* Exercise description *
Only the lines from the start of the data below through the line that contains "0.204, 0.181, 0.194];" are to be copied, exactly and without pictures.

┄┄┄┄┄┄┄┄┄┄┄┄┄┄┄┄┄┄┄┄

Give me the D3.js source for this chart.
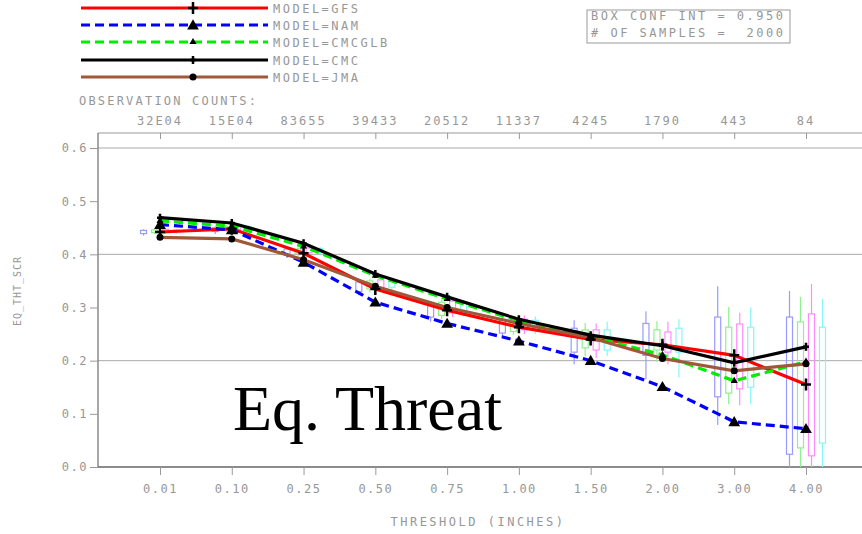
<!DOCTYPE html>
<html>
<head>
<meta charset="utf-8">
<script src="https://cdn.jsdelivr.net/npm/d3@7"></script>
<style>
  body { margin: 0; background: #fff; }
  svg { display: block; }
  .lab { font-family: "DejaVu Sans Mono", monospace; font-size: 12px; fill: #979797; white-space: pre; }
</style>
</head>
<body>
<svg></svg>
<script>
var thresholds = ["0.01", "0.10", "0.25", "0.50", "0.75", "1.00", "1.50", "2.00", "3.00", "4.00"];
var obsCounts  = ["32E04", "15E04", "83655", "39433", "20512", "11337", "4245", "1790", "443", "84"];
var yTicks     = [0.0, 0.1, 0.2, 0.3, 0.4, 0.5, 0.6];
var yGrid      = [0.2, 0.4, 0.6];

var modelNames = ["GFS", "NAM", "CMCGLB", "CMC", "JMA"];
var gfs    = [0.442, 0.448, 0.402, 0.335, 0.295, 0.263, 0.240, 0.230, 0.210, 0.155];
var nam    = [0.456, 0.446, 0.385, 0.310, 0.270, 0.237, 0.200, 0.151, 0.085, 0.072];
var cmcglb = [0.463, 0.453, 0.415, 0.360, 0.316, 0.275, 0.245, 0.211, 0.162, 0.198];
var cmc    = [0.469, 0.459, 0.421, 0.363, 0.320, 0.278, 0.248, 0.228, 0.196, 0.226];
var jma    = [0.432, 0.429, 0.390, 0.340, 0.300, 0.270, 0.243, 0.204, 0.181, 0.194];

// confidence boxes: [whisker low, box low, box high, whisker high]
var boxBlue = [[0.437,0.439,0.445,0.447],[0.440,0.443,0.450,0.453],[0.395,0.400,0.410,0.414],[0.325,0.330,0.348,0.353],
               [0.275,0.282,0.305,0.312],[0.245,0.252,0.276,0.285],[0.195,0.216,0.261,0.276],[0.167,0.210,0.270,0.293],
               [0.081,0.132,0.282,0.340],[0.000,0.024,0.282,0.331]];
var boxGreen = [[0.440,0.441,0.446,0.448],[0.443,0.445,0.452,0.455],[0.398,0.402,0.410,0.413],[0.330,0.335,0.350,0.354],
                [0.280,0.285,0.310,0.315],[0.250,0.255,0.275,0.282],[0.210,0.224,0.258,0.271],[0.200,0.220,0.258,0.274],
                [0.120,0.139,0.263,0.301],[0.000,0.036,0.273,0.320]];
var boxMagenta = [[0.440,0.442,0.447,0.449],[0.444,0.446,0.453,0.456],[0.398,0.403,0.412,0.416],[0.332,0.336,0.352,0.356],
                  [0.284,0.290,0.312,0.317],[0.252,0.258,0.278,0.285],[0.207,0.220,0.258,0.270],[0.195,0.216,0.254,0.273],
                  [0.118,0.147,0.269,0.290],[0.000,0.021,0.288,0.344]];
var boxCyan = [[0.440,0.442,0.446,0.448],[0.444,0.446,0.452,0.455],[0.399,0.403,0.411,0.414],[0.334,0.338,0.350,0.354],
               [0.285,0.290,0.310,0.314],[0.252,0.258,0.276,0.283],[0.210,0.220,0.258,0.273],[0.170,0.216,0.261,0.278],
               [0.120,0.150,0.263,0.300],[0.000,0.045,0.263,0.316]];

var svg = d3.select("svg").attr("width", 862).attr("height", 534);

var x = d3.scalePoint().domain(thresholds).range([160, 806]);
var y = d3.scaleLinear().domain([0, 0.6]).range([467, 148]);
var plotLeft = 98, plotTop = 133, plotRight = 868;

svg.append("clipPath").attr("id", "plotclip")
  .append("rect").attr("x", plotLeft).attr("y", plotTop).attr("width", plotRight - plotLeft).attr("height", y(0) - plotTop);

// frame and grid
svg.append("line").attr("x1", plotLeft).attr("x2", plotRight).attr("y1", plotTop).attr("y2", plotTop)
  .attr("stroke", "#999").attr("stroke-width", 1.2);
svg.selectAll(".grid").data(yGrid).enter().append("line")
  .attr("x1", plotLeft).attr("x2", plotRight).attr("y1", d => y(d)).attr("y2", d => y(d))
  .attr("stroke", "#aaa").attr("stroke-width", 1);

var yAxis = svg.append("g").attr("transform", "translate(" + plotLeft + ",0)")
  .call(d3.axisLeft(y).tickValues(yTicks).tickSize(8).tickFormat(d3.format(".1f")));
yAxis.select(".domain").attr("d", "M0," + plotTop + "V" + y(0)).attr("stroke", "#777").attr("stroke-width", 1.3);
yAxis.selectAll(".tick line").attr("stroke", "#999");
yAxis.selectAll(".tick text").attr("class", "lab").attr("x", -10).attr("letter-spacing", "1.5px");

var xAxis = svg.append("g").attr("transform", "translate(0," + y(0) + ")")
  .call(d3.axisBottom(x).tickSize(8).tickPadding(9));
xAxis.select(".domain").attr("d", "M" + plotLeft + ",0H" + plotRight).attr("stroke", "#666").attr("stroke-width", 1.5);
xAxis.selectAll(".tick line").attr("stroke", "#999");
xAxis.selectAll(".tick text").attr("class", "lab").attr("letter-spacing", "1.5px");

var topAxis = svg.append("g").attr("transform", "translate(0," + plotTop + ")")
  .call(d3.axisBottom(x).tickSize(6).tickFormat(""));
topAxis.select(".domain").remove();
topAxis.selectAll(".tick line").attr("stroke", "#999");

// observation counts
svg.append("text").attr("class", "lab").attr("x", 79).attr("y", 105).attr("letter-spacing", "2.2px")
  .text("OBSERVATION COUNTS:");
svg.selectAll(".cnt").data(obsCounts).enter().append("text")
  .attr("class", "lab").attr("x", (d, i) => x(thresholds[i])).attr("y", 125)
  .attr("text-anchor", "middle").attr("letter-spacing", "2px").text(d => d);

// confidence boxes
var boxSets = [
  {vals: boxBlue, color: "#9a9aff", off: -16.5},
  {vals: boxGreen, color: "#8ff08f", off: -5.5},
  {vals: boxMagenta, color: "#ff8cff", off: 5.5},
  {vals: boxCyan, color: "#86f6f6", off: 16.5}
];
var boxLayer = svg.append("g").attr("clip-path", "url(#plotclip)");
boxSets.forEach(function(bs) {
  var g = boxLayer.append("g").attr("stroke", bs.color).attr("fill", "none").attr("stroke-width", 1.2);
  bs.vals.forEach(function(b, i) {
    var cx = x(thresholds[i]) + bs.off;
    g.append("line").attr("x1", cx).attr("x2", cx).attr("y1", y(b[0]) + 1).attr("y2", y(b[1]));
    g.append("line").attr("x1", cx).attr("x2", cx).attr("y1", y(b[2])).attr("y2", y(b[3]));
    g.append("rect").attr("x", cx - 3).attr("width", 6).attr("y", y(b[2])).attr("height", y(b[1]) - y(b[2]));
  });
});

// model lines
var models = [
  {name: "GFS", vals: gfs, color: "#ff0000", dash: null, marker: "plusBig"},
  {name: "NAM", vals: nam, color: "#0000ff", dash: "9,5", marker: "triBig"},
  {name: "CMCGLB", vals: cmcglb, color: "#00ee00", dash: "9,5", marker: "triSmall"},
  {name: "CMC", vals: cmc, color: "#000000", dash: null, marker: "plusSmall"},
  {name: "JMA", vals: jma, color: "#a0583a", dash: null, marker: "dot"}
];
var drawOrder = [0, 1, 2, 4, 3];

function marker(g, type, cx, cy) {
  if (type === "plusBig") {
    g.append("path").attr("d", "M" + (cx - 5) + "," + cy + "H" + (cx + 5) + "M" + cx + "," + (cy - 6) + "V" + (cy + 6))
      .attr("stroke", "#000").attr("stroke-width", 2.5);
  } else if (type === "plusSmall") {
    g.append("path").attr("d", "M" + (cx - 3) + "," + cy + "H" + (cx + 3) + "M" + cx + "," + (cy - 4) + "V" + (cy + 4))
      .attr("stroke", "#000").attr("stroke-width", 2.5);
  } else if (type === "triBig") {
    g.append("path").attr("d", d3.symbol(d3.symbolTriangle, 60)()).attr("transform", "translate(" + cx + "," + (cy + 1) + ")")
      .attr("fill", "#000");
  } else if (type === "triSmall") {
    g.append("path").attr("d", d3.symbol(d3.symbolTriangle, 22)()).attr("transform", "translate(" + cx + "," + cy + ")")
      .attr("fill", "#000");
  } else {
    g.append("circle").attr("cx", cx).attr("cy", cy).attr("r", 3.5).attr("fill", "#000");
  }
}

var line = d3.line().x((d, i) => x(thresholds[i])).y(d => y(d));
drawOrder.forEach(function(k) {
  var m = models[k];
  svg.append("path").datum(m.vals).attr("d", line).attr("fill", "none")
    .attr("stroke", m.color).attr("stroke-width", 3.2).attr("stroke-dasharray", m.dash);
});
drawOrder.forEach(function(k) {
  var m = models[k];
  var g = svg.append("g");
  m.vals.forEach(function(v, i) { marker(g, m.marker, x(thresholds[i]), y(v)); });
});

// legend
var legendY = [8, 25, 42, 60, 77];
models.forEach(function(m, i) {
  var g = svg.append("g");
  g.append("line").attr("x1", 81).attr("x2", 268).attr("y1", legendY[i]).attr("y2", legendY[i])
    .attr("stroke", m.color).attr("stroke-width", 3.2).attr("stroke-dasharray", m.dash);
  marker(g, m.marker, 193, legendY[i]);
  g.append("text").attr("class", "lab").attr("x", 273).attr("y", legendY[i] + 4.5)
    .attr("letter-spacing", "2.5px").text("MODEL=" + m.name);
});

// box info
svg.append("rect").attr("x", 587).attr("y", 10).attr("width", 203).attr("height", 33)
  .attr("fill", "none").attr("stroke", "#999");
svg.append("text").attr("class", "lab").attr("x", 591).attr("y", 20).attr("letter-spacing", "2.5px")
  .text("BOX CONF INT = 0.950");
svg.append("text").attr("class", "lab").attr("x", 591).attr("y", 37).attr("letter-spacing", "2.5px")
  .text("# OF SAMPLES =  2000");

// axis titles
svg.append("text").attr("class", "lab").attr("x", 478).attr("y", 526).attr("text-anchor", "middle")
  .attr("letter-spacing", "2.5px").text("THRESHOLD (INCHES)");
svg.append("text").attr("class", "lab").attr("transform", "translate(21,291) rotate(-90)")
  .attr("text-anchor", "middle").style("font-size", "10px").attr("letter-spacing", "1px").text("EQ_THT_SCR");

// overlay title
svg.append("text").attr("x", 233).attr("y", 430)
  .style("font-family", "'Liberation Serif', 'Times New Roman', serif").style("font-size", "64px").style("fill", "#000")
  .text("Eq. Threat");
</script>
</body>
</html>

┄┄┄┄┄┄┄┄┄┄┄┄┄┄┄┄┄┄┄┄

* Written answer *
Give me the D3.js source for this chart.
<!DOCTYPE html>
<html>
<head>
<meta charset="utf-8">
<script src="https://cdn.jsdelivr.net/npm/d3@7"></script>
<style>
  body { margin: 0; background: #fff; }
  svg { display: block; }
  .lab { font-family: "DejaVu Sans Mono", monospace; font-size: 12px; fill: #979797; white-space: pre; }
</style>
</head>
<body>
<svg></svg>
<script>
var thresholds = ["0.01", "0.10", "0.25", "0.50", "0.75", "1.00", "1.50", "2.00", "3.00", "4.00"];
var obsCounts  = ["32E04", "15E04", "83655", "39433", "20512", "11337", "4245", "1790", "443", "84"];
var yTicks     = [0.0, 0.1, 0.2, 0.3, 0.4, 0.5, 0.6];
var yGrid      = [0.2, 0.4, 0.6];

var modelNames = ["GFS", "NAM", "CMCGLB", "CMC", "JMA"];
var gfs    = [0.442, 0.448, 0.402, 0.335, 0.295, 0.263, 0.240, 0.230, 0.210, 0.155];
var nam    = [0.456, 0.446, 0.385, 0.310, 0.270, 0.237, 0.200, 0.151, 0.085, 0.072];
var cmcglb = [0.463, 0.453, 0.415, 0.360, 0.316, 0.275, 0.245, 0.211, 0.162, 0.198];
var cmc    = [0.469, 0.459, 0.421, 0.363, 0.320, 0.278, 0.248, 0.228, 0.196, 0.226];
var jma    = [0.432, 0.429, 0.390, 0.340, 0.300, 0.270, 0.243, 0.204, 0.181, 0.194];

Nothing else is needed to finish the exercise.